Hani kendini de götürdüğün sürece gitmenin aslında çok da bir anlamı yok ya, biraz o hesap. Hayatını ufak yerlere taşıyıp hâlâ mutsuz olan çok insan var. Çünkü şekle girmeye değil, hâlâ şekle sokmaya çalışıyorlar. Sadece mutsuzluğu göç ettiriyorlar. Öte yandan yüzünden, bedeninden, gülüşünden ışıklar saçan da bir o kadar insan var. Aralarındaki tek fark, ikinci grubun yerleştikleri yerle bütün olarak yaşamayı becermiş olmaları. Arıcılığın çok yapıldığı bir memlekette arıcılık öğrenmişler misal; toprağın bereketine teslim etmişler kendilerini; zeytini, bademi öğrenmişler. Bir zamanlar şarapçılık bu toprakların nimetiydi deyip bağlar kurmuş, şarapçılık öğrenmişler. Rüzgârı, yağmuru öğrenmişler. İlk yağmurlardan sonra pıtrak gibi çıkan mantarı öğrenmişler, ot toplamayı, otların faydalarını öğrenmişler. Yaşamlarıyla da bedenleriyle de esneyebilmişler. Hiçbir şey yapamasalar da hiç olmadı etraflarındaki güzelliği sevmeyi, saygı duymayı öğrenmişler.

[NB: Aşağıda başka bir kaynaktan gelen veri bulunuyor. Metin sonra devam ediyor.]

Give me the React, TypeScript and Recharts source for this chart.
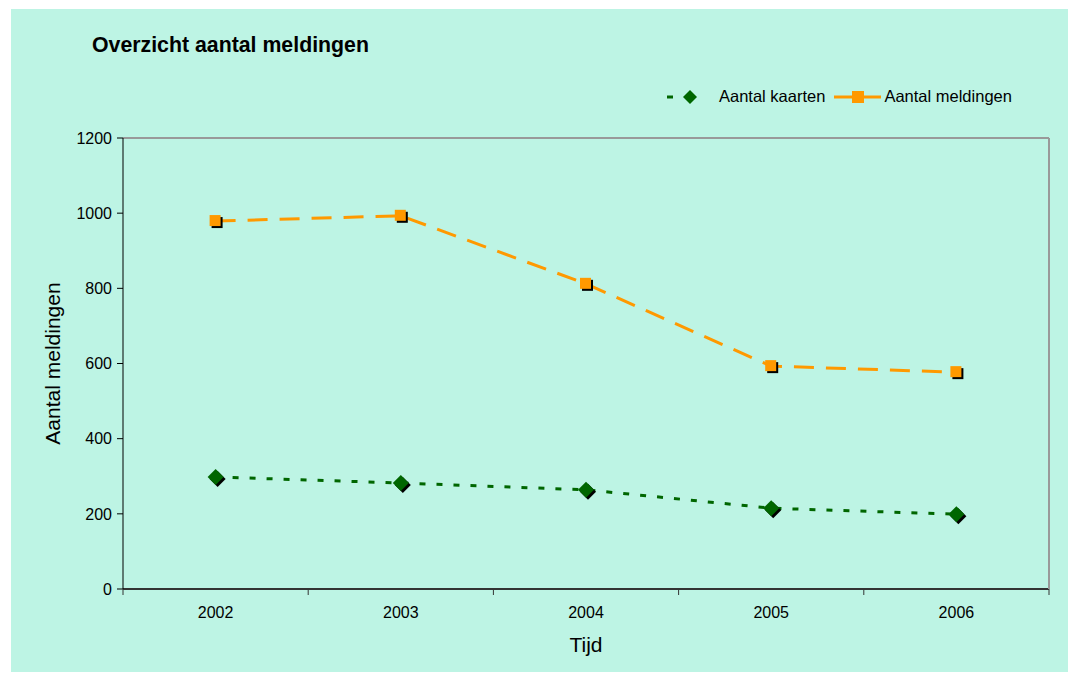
import { LineChart, Line, XAxis, YAxis, CartesianGrid, ReferenceLine, Label } from "recharts";

const years = ["2002", "2003", "2004", "2005", "2006"];
const kaarten = [298, 282, 264, 215, 199];
const meldingen = [979, 993, 812, 593, 577];
const yTicks = [0, 200, 400, 600, 800, 1000, 1200];

const data = years.map((year, i) => ({
  year,
  kaarten: kaarten[i],
  meldingen: meldingen[i],
}));

const W = 1057;
const H = 663;
const M = { top: 129, right: 18, left: 0, bottom: 0 };
const Y_W = 112;
const X_H = 83;
const band = (W - M.left - M.right - Y_W - 1) / years.length;
const font = "'Liberation Sans', Arial, sans-serif";

const SquareDot = (props: any) => {
  const { cx, cy } = props;
  if (cx == null || cy == null) return null;
  return (
    <g>
      <rect x={cx - 4} y={cy - 4} width={11} height={11} fill="#000" />
      <rect x={cx - 6} y={cy - 6} width={11} height={11} fill="#FF9900" />
    </g>
  );
};

const DiamondDot = (props: any) => {
  const { cx, cy } = props;
  if (cx == null || cy == null) return null;
  const d = (x: number, y: number) => `M${x} ${y - 8}L${x + 8} ${y}L${x} ${y + 8}L${x - 8} ${y}Z`;
  return (
    <g>
      <path d={d(cx + 2, cy + 2)} fill="#000" />
      <path d={d(cx, cy)} fill="#006600" />
    </g>
  );
};

const YearTick = (props: any) => {
  const { x, y, payload, index } = props;
  const top = y - 8;
  return (
    <g>
      <line x1={x - band / 2} x2={x - band / 2} y1={top} y2={top + 6} stroke="#333" />
      {index === years.length - 1 && (
        <line x1={x + band / 2} x2={x + band / 2} y1={top} y2={top + 6} stroke="#333" />
      )}
      <text x={x} y={y + 21} textAnchor="middle" fontSize={16} fill="#000" fontFamily={font}>
        {payload.value}
      </text>
    </g>
  );
};

const LegendBox = () => (
  <div
    style={{
      position: "absolute",
      left: 655,
      top: 78,
      display: "flex",
      alignItems: "center",
      fontFamily: font,
      fontSize: 16.5,
      color: "#000",
      whiteSpace: "nowrap",
    }}
  >
    <svg width={44} height={16}>
      <line x1={1} x2={44} y1={8} y2={8} stroke="#006600" strokeWidth={3} strokeDasharray="6 16" />
      <path d="M24 1L31 8L24 15L17 8Z" fill="#006600" />
    </svg>
    <span style={{ marginLeft: 9, marginRight: 9 }}>Aantal kaarten</span>
    <svg width={47} height={16}>
      <line x1={0} x2={47} y1={8} y2={8} stroke="#FF9900" strokeWidth={3} />
      <rect x={18} y={2} width={12} height={12} fill="#FF9900" />
    </svg>
    <span style={{ marginLeft: 3 }}>Aantal meldingen</span>
  </div>
);

export default function App() {
  return (
    <div
      style={{
        position: "absolute",
        left: 11,
        top: 9,
        width: W,
        height: H,
        background: "#BDF4E4",
      }}
    >
      <div
        style={{
          position: "absolute",
          left: 81,
          top: 24,
          fontFamily: font,
          fontWeight: "bold",
          fontSize: 21.3,
          color: "#000",
        }}
      >
        Overzicht aantal meldingen
      </div>
      <LegendBox />
      <LineChart width={W} height={H} data={data} margin={M}>
        <CartesianGrid vertical={false} stroke="#FFFFFF" strokeWidth={2} />
        <XAxis
          dataKey="year"
          scale="band"
          height={X_H}
          stroke="#333"
          axisLine={{ stroke: "#333", strokeWidth: 2 }}
          tickLine={false}
          tick={<YearTick />}
          interval={0}
        >
          <Label value="Tijd" position="insideBottom" offset={20} fontSize={21} fill="#000" fontFamily={font} />
        </XAxis>
        <YAxis
          yAxisId="left"
          width={Y_W}
          domain={[0, 1200]}
          ticks={yTicks}
          stroke="#000"
          tickSize={6}
          tick={{ fontSize: 16, fill: "#000", fontFamily: font, dx: -3 }}
        >
          <Label
            value="Aantal meldingen"
            angle={-90}
            position="insideLeft"
            offset={42}
            style={{ textAnchor: "middle" }}
            fontSize={21}
            fill="#000"
            fontFamily={font}
          />
        </YAxis>
        <YAxis
          yAxisId="right"
          orientation="right"
          width={1}
          domain={[0, 1200]}
          tick={false}
          tickLine={false}
          axisLine={{ stroke: "#999", strokeWidth: 2 }}
        />
        <ReferenceLine yAxisId="left" y={1200} stroke="#999" strokeWidth={2} />
        <Line
          yAxisId="left"
          dataKey="kaarten"
          stroke="#006600"
          strokeWidth={3}
          strokeDasharray="6 11"
          dot={<DiamondDot />}
          activeDot={false}
          isAnimationActive={false}
        />
        <Line
          yAxisId="left"
          dataKey="meldingen"
          stroke="#FF9900"
          strokeWidth={3}
          strokeDasharray="20 12"
          dot={<SquareDot />}
          activeDot={false}
          isAnimationActive={false}
        />
      </LineChart>
    </div>
  );
}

Belki de tüm bu sebeplerden Halikarnas Balıkçısı’nı çok az biliyor bu toplum. Kronik mutsuzlara ağır gelir balıkçı. Bodrum’un güzel içen, güzel cümleler kuran adamı değildi sadece o. Bir coğrafyanın insanı nasıl değiştirebildiğinin ilk elden kanıtıydı. Doğan güneşin ihtişamına şükretmek gibi gözünün gördüğü, kaleminin yazdığı haline şükretmek gereken bir insandı. Çok okumalı, çok okutmalı!